Instrumentalism & Cultural Policy
Well, taken from this entirely instrumentalist perspective which at a theoretical level appears to subsume Walter Benjamin's notion of removing the auratic aspect of Art with a capital A and turn it into an excuse for commerce; paintings of the quality of Turner's Blue Rigi are fundamental to the success of megapolises such as London and New York. You can hardly hear a native English accent in central London in summer and now increasingly all year around. Students and tourists flock to London because it is a cultural capital of the World. those who have considerable cultural capital and wish to invest more in this go to London and its galleries as well as enjoying the signature architecture which is an iconic must for the contemporary global city fighting for the tourist trade, and in the case of London adding value to attract global financiers to work in London. Great art therefore can be seen as underpinning the attraction of London as a place to live and work. A process which has rather neatly been defined as Brandscaping.
Even from the pitiful perspective of 'anything goes' providing it makes money New Labour should have the made the funds available to keep this 'high added value' sort of art without all sorts of quangos having to chase around for funding which is small fry at the national level. The irony is that City councils elsewhere in the country are beginning to sell of their own smaller art treasures because they can't afford to run their education and social care systems.
The January Warwick podcast by Munira Mirza is a welcome antidote to this sort of thinking. Hopefully it marks the beginnings of a change away to a more balanced view of culture than extreme populist postmodernism. this is not the same as saying that the cultural popular should be ignored. There is an issue of definitions as well as issues of quality.
Taxation & Paying for Art
Why these mainly Northern councils have no money when the Chancellor emphasises 10 years of apparently unbroken economic growth is an interesting question. It is also hard to disagree with the Tories when they rail against the levels of taxation. Even they can justifiably note that poorer people are being hit by the tax system, just funding poorer people still.
At risk of slipping into anecdote most of my monthly outgoings are in the form of taxation. As a couple we spend over £120 per week on petrol. Most of this cost is tax in one form or another. Furthermore as my wife is currently a full-time student in receipt of a government loan she is effectively paying twice for her education as a huge proportion of the loan goes on this fuel every term. On top of that the course is materials and equipment heavy which attracts the regressive 17.5% VAT. At the same time I receive no tax relief and currently must commute a long way to work which is in the underpaid Tertiary education sector. We do not even have parity with school-teachers!
Three months of longish distance commuting shows that many people are in similar position . The key point here is not an individual whinge, it is to emphasise the huge tax burden that ordinary people are paying either to get to work or to get an education. Yet at the same time our cultural citizenship is being eroded. Why on earth should I or anybody else have to respond to begging bowl campaigns to maintain or improve an economically / culturally / socially valuable infrastructure in which content (the Art itself is central). Quite obviously I already do this through the disproportinate tax system. It is a benighted cultural policy framework increasingly based upon narrow accountacy discourse which creates this situation.
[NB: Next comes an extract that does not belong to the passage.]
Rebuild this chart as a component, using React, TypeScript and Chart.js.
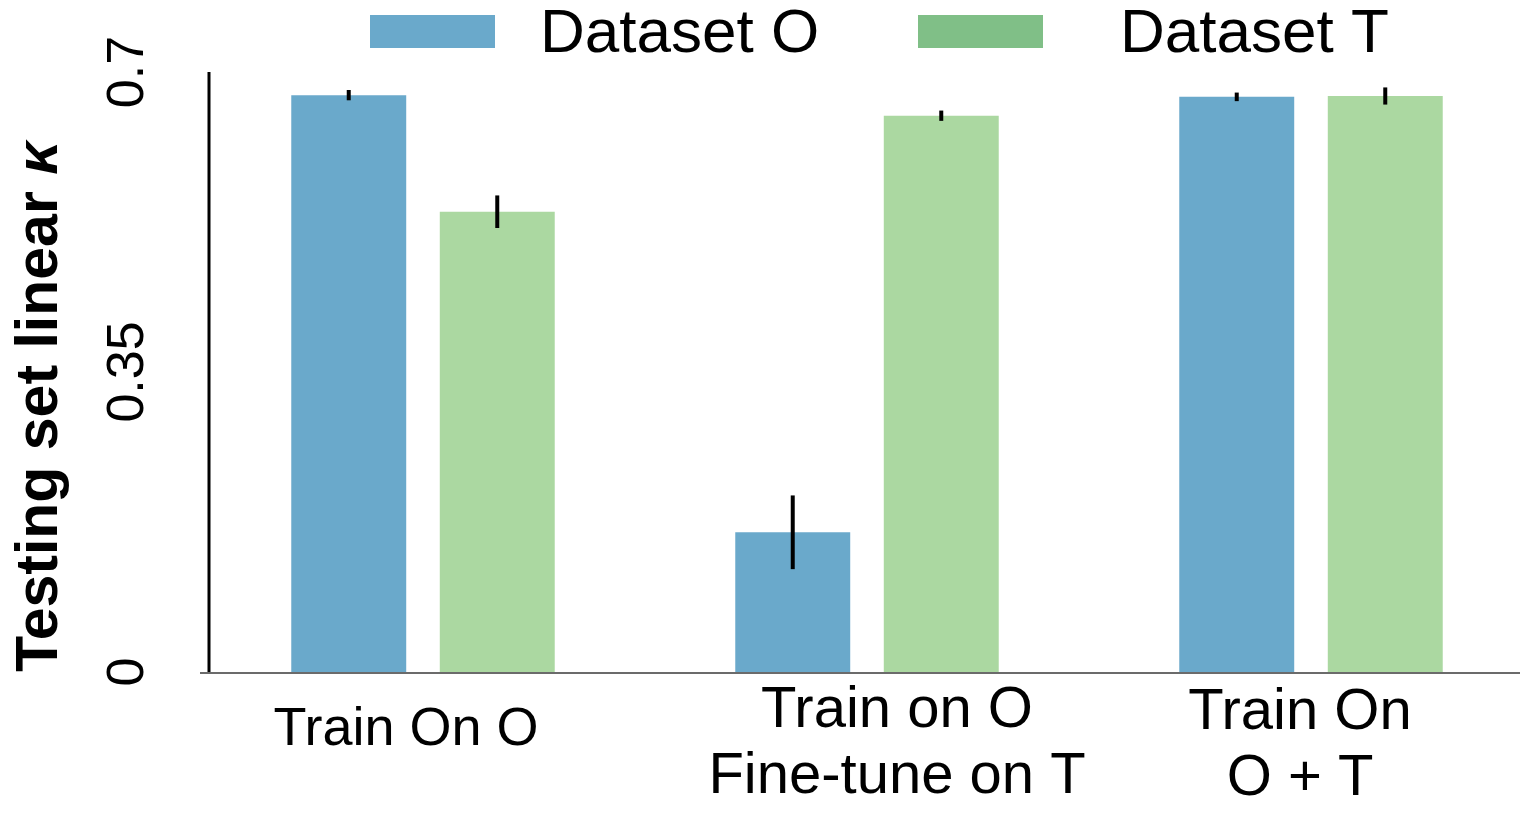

It is now the case that that the National Lottery which is a 'voluntary' tax on the very poorest who have had little training in probability theory. The fact that the Government has this at all is shameful. The fact that our culture is dependent upon the wheel of fate rather than a properly funded policy framework is despicable. The fact that a large amount of this extremly dubious tax is now being siphoned away from the cause it is promoted for supporting to the Olympic extravaganza is dihonest and exploitative beyond belief. The plain fact is that almost nobody funding the Olympic games through their gambling will be able to afford a seat in the stadium highlights the point.
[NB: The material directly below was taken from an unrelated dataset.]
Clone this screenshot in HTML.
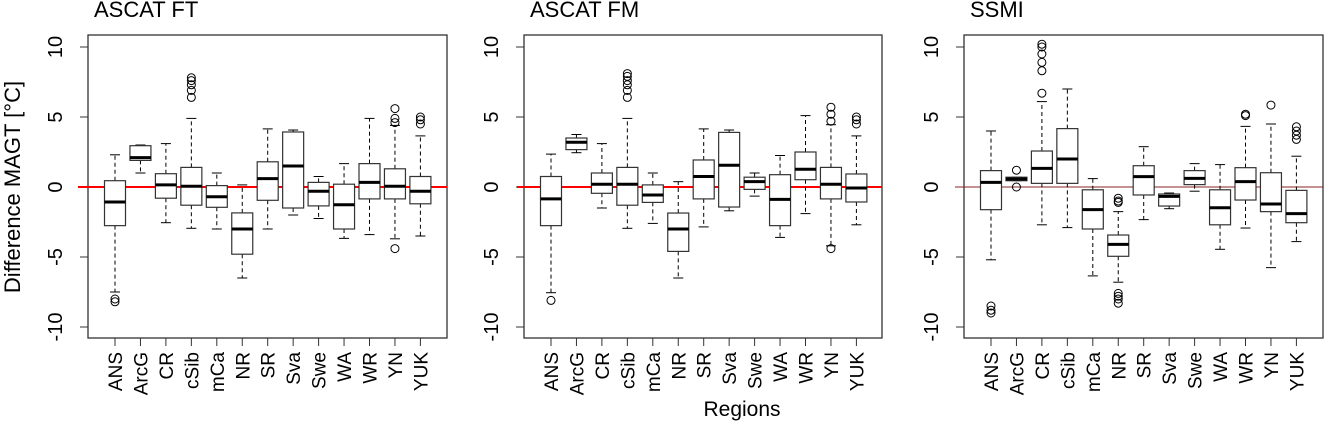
<!DOCTYPE html>
<html><head><meta charset="utf-8"><style>
body{margin:0;background:#fff;width:1326px;height:421px;overflow:hidden}
svg{display:block;font-family:"Liberation Sans",sans-serif}
</style></head><body>
<svg id="c" width="1326" height="421"></svg>
<script>
const categories=["ANS","ArcG","CR","cSib","mCa","NR","SR","Sva","Swe","WA","WR","YN","YUK"];
const titles=["ASCAT FT","ASCAT FM","SSMI"];
const yTicks=[-10,-5,0,5,10];
// each stat: [lowWhisker, q1, median, q3, highWhisker]
const ftStats=[[-7.5,-2.76,-1.07,0.45,2.3],[1.0,1.9,2.1,2.95,3.0],[-2.55,-0.8,0.15,0.95,3.1],[-2.95,-1.3,0.05,1.4,4.9],[-3.0,-1.45,-0.7,0.1,1.0],[-6.5,-4.8,-3.0,-1.85,0.15],[-3.0,-0.95,0.6,1.8,4.15],[-2.0,-1.5,1.5,3.93,4.07],[-2.25,-1.35,-0.3,0.33,0.75],[-3.67,-3.0,-1.27,0.2,1.67],[-3.4,-0.85,0.33,1.67,4.9],[-3.7,-0.85,0.05,1.3,4.4],[-3.5,-1.2,-0.3,0.75,3.65]];
const ftOut=[[-8.0,-8.2],[],[],[6.4,6.9,7.3,7.6,7.8],[],[],[],[],[],[],[],[4.6,4.9,5.6,-4.4],[4.5,4.8,5.0]];
const fmStats=[[-7.55,-2.76,-0.85,0.75,2.35],[2.45,2.67,3.2,3.5,3.75],[-1.5,-0.45,0.2,1.0,3.1],[-2.95,-1.3,0.2,1.4,4.9],[-2.6,-1.1,-0.57,0.15,1.0],[-6.5,-4.6,-3.0,-1.86,0.38],[-2.85,-0.85,0.75,1.93,4.15],[-1.7,-1.43,1.55,3.9,4.07],[-0.65,-0.17,0.38,0.7,1.0],[-3.6,-2.76,-0.88,0.88,2.25],[-1.9,0.52,1.27,2.5,5.1],[-4.2,-0.85,0.2,1.4,4.45],[-2.7,-1.07,-0.07,0.93,3.65]];
const fmOut=[[-8.1],[],[],[6.4,6.9,7.3,7.6,7.9,8.1],[],[],[],[],[],[],[],[4.7,5.2,5.7,-4.4],[4.5,4.8,5.0]];
const ssStats=[[-5.2,-1.62,0.33,1.17,4.0],[0.45,0.45,0.57,0.7,0.7],[-2.7,0.26,1.33,2.57,6.1],[-2.9,0.26,2.0,4.17,7.0],[-6.35,-3.0,-1.62,-0.2,0.6],[-6.8,-4.95,-4.1,-3.43,-1.76],[-2.33,-0.57,0.74,1.52,2.88],[-1.55,-1.36,-0.67,-0.5,-0.43],[-0.3,0.17,0.62,1.17,1.67],[-4.45,-2.7,-1.48,-0.2,1.6],[-2.93,-0.93,0.38,1.38,4.33],[-5.76,-1.76,-1.21,1.02,4.5],[-3.9,-2.55,-1.9,-0.24,2.2]];
const ssOut=[[-8.5,-8.8,-9.0],[1.2,0.0],[6.7,8.3,8.9,9.5,10.0,10.2],[],[],[-0.8,-1.0,-1.1,-7.6,-7.8,-8.0,-8.3],[],[],[],[],[5.1,5.2],[5.85],[3.4,3.7,4.0,4.3]];

const svg=document.getElementById('c');const NS="http://www.w3.org/2000/svg";
function mk(t,a,p){const e=document.createElementNS(NS,t);for(const k in a)e.setAttribute(k,a[k]);(p||svg).appendChild(e);return e;}
const y=v=>187-v*14;
const panels=[{bx:88,bw:359,x0:115,stats:ftStats,out:ftOut,zx:78,zw:2,col:"#f00"},
{bx:524,bw:358,x0:551,stats:fmStats,out:fmOut,zx:517,zw:2,col:"#f00"},
{bx:964,bw:359,x0:991,stats:ssStats,out:ssOut,zx:955,zw:1,col:"#822"}];
const step=25.45;
panels.forEach((P,pi)=>{
  const g=mk('g',{});
  
  
  const t=mk('text',{x:P.bx+6,y:17,'font-size':22,fill:'#000'},g);t.textContent=titles[pi];
  
  const fr=mk('rect',{x:P.bx,y:35,width:P.bw,height:303,fill:'none',stroke:'#333','stroke-width':1.3},g);
  
  yTicks.forEach(v=>{
    mk('line',{x1:P.bx-8,x2:P.bx,y1:y(v),y2:y(v),stroke:'#333'},g);
    const tl=mk('text',{transform:`translate(${P.bx-26},${y(v)}) rotate(-90)`,'text-anchor':'middle','font-size':20,fill:'#000'},g);
    tl.textContent=v;
  });
  const z=mk('line',{x1:P.zx,x2:P.bx+P.bw,y1:y(0),y2:y(0),stroke:P.col,'stroke-width':P.zw},g);
  
  categories.forEach((c,i)=>{
    const cx=P.x0+i*step,s=P.stats[i],hw=10.5,cw=5;
    mk('line',{x1:cx,x2:cx,y1:338,y2:346,stroke:'#333'},g);
    const cl=mk('text',{transform:`translate(${cx+7},352) rotate(-90)`,'text-anchor':'end','font-size':19,fill:'#000'},g);
    cl.textContent=c;
    const bg=mk('g',{},g);
    
    
    mk('line',{x1:cx,x2:cx,y1:y(s[3]),y2:y(s[4]),stroke:'#000','stroke-dasharray':'4,3'},bg);
    mk('line',{x1:cx,x2:cx,y1:y(s[1]),y2:y(s[0]),stroke:'#000','stroke-dasharray':'4,3'},bg);
    mk('line',{x1:cx-cw,x2:cx+cw,y1:y(s[4]),y2:y(s[4]),stroke:'#000'},bg);
    mk('line',{x1:cx-cw,x2:cx+cw,y1:y(s[0]),y2:y(s[0]),stroke:'#000'},bg);
    mk('rect',{x:cx-hw,y:y(s[3]),width:2*hw,height:Math.max(1,y(s[1])-y(s[3])),fill:'#fff',stroke:'#333','stroke-width':1.2},bg);
    mk('line',{x1:cx-hw,x2:cx+hw,y1:y(s[2]),y2:y(s[2]),stroke:'#000','stroke-width':3},bg);
    P.out[i].forEach(o=>mk('circle',{cx:cx,cy:y(o),r:4,fill:'none',stroke:'#000'},bg));
  });
});
const yt=mk('text',{transform:'translate(20,187) rotate(-90)','text-anchor':'middle','font-size':22,fill:'#000'});
yt.textContent='Difference MAGT [°C]';


const xt=mk('text',{x:742,y:416,'text-anchor':'middle','font-size':21,fill:'#000'});
xt.textContent='Regions';


</script>
</body></html>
As taxpayers we are seemingly paying a lot for 'cultural consultants' and a range of parastites positioning themselves around policy honeypots while a cultural drain continues in line with the general opening up of wealth divides in the era of post-neo-liberal cultural-economic policies. They are the real vultures of culture!
The Olympic Games and the funding of it is a 21st century version of Roman gladitorial contests. Wage slaves are funding the pleasures of the rich. As a crumb they can sample the pleasures second hand through the Mass Media. Of course we can buy into the regeneration argument and I'm sure most of the population in the UK feel that the Millenium Dome bonanza was an excellent way of spending vast amounts of money rather than bulding say twenty art galleries the cost of the one in Wasall and some art to put in it! the citizens of Athens would probably agree as they pass the crumbling and unloved Olympic Stadium built for the last Olympics. Interestingly the tourist population is there for the genuine cultural heritage which seems to show that quality will out!
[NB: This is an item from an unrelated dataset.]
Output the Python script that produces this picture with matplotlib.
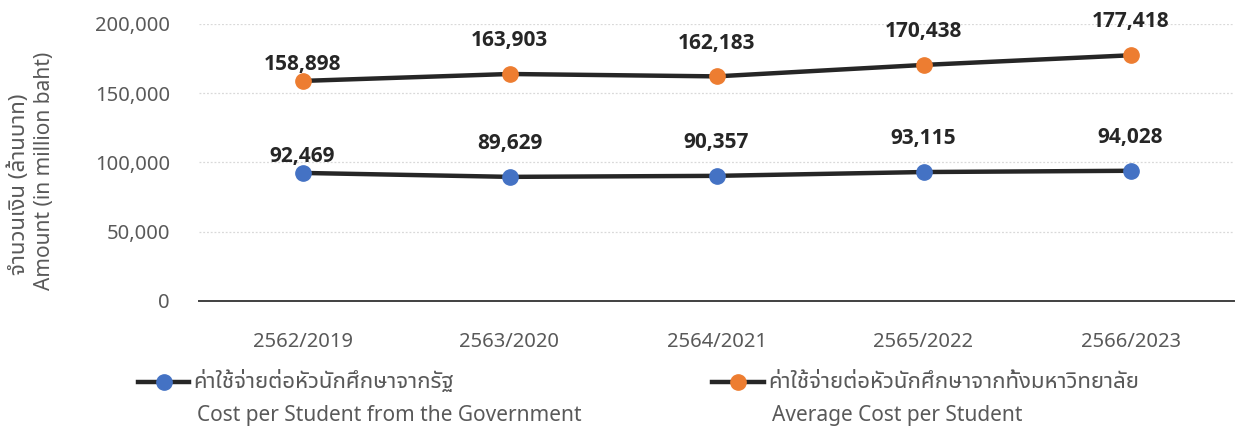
import matplotlib
matplotlib.use("Agg")
import matplotlib.pyplot as plt
from matplotlib.lines import Line2D

plt.rcParams['font.family'] = ['Noto Sans', 'Noto Sans Thai UI', 'DejaVu Sans']

years = ["2562/2019", "2563/2020", "2564/2021", "2565/2022", "2566/2023"]
gov_cost = [92469, 89629, 90357, 93115, 94028]
avg_cost = [158898, 163903, 162183, 170438, 177418]
yticks = [0, 50000, 100000, 150000, 200000]

gov_label_th = "ค่าใช้จ่ายต่อหัวนักศึกษาจากรัฐ"
gov_label_en = "Cost per Student from the Government"
avg_label_th = "ค่าใช้จ่ายต่อหัวนักศึกษาจากทั้งมหาวิทยาลัย"
avg_label_en = "Average Cost per Student"
ylabel_th = "จำนวนเงิน (ล้านบาท)"
ylabel_en = "Amount (in million baht)"

line_col = "#262626"
blue = "#4472C4"
orange = "#ED7D31"
grey_txt = "#595959"

W, H = 1238, 432
fig = plt.figure(figsize=(W / 100, H / 100), dpi=100)
ax = fig.add_axes([199 / W, 1 - 301 / H, (1234 - 199) / W, (301 - 24) / H])

x = list(range(len(years)))
series = [(gov_cost, blue), (avg_cost, orange)]
for vals, col in series:
    ax.plot(x, vals, color=line_col, lw=3.2, zorder=3, solid_capstyle="round")
    ax.plot(x, vals, "o", ms=11, color=col, mec=col, zorder=4)
    for i, v in enumerate(vals):
        off = 12 if i == 0 else 24
        ax.annotate(f"{v:,}", (i, v), xytext=(0, off), textcoords="offset points",
                    ha="center", va="center", fontsize=15, fontweight="bold",
                    family=["Open Sans", "DejaVu Sans"], color="#262626", zorder=5)

ax.set_xlim(-0.5, len(years) - 0.5)
ax.set_ylim(0, 200000)
ax.set_yticks(yticks)
ax.set_yticklabels([f"{t:,}" for t in yticks])
ax.set_xticks(x)
ax.set_xticklabels(years)
ax.tick_params(axis="both", length=0, labelsize=14.5, labelcolor=grey_txt)
ax.tick_params(axis="y", pad=21)
ax.tick_params(axis="x", pad=22)
ax.grid(axis="y", color="#D9D9D9", lw=0.9, ls=(0, (1.5, 1.5)))
ax.set_axisbelow(True)
for s in ["top", "right", "left"]:
    ax.spines[s].set_visible(False)
ax.spines["bottom"].set_color("#404040")
ax.spines["bottom"].set_linewidth(1.4)
ax.spines["bottom"].set_zorder(2)

fig.text(19 / W, 1 - 184 / H, ylabel_th, rotation=90, ha="center", va="center",
         fontsize=16, color=grey_txt)
fig.text(45 / W, 1 - 171 / H, ylabel_en, rotation=90, ha="center", va="center",
         fontsize=15, color=grey_txt)

# legend drawn by hand so each Thai label sits on the marker row
legend_items = [(blue, gov_label_th, gov_label_en, 138, 193),
                (orange, avg_label_th, avg_label_en, 712, 768)]
for col, th, en, x0, xt in legend_items:
    yl = 1 - 382 / H
    fig.add_artist(Line2D([x0 / W, (xt - 4) / W], [yl, yl], color=line_col, lw=3.2,
                          transform=fig.transFigure))
    fig.add_artist(Line2D([(x0 + xt - 4) / 2 / W], [yl], marker="o", ms=11, color=col,
                          mec=col, transform=fig.transFigure))
    fig.text(xt / W, yl, th, ha="left", va="center", fontsize=16, color=grey_txt)
    fig.text((xt + 4) / W, 1 - 416 / H, en, ha="left", va="center", fontsize=15,
             color=grey_txt)

fig.savefig("out.png", dpi=100)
It is time that we fought for a system of governance which values and promotes notions of cultural citizenship which should have at its heart the accessibility of canonical cultural works - This opens up a can of worms on canons but that is another debate. This needs to be thought of on a global basis just as any other facet of advanced citizenry should be. I want people from all over the world to be able to experience great art. The nature of individual paintings means that people usually have to travel to it unlike music which is more accessible.
I resent being arm-twisted to pay more for what as a state the UK should pay for anyway and what I consider I have more than paid for through my taxes. If I give money or goods it usually goes to Oxfam or global development campaigns and that is how I prefer to keep it.
When it comes to the arts and culture I would also prefer a wider European cultural policy perspective to be developed. Small accession states such as Lithuania inherited quite a good cultural infrastructure in terms of the numbers of galleries and museums and performance spaces. These countries became impoverished through neo-liberal approaches to the break-up of the Soviet Union. Now they should be having more support to rebuild the good aspects of cultural citizenship which were previously available under Soviet rule. Cultural citizenship and a common cultural sense of 'Europeaness' is more likely to succeed in uniting Europe at the level of the quotidian than highly abstract constitutional structures which have little to do with everyday European citizens. In brief culture is far more valuable than just simple accountancy benchmarks. It is where it is hardest to define that perhaps it becomes most valuable in terms of geist.